Susso, who lives in Poughkeepsie with his wife and two young children, wakes up each day at 4 a.m. and commutes to the International Community High School (ICHS), a public school in the South Bronx, where he has taught since 2012. Located in the poorest congressional district in the United States, the school is designated for recently arrived immigrants. Students come from 30 different nations, mostly in Latin America, West Africa, and the Middle East, and speak 15 languages. Susso teaches approximately 120 students a year. “The philosophical foundation of my teaching is rooted in building relationships, so I get to know my students very deeply on an individual level,” he says. “My family comes from a long line of griots [storytellers and oral historians] and we begin each school year doing a lot of oral storytelling around personal histories, goals, perceived challenges, and visions. We are able to build meaningful connections with others this way. It is very difficult to hate someone if you know their story.”

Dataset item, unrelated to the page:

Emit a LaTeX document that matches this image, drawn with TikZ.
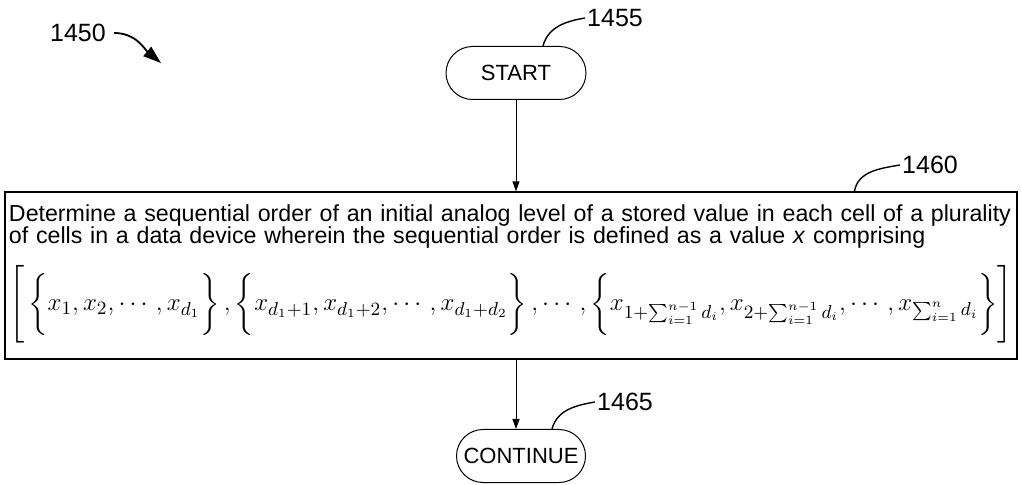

When Susso began teaching at ICHS, only 28 percent of its graduates went on to college and about half of them ended up dropping out before receiving higher degrees. “I know the detriment of not finishing school,” says Susso. “Many end up working multiple minimum wage jobs, a life that leads to intergenerational poverty. I am more than just a content teacher. I’m the last stop for these students before they leave school and a lifelong coach for them in their American journey.” He created the Inspiring Teens program to help students develop five essential life skills: mindset and emotional mastery, setting clear goals and developing a vision for the future, interpersonal communication, leadership, and financial management. Projects are integrated into every skill. For example, students create vision boards, identify an issue they care about and take steps to address that issue within their own communities, and open a checking and savings account to begin building a financial portfolio. The program, which has grown every year, is held in the mornings before school starts and has a nearly 100 percent college matriculation rate. Susso recently started a scholarship fund to lower the financial barrier to college for these students. “They find a lot of value in what they are learning because they can apply those skills right away and experience the impact on their lives. I teach them that their obstacles do not define their future.”
In 2016, Susso’s partnership with the Center for Urban Pedagogy was recognized by the Obama White House for its student-led social justice initiatives—realized in partnership with local organizations—such as making an animated video series on teenage pregnancy and women’s health, holding town halls, and designing and distributing educational pamphlets on issues including food stamps, minimum wage, and immigration policy. Susso has been the “Most Admired and Inspirational Teacher” in his school for three consecutive years. He was also a 2017 Top 50 finalist for the Global Teacher Prize awarded by the Varkey Foundation, which commits him to travel to Dubai once a year for three years to help develop educational products for developing countries. As New York State’s Teacher of the Year, Susso will have more travel, teaching, and professional development obligations, but those duties are far from a burden. “What I want for these kids is what I wanted for my sister. Every day I get to wake up and provide exactly that. I can see that I am making a difference. There isn’t anything more fulfilling.”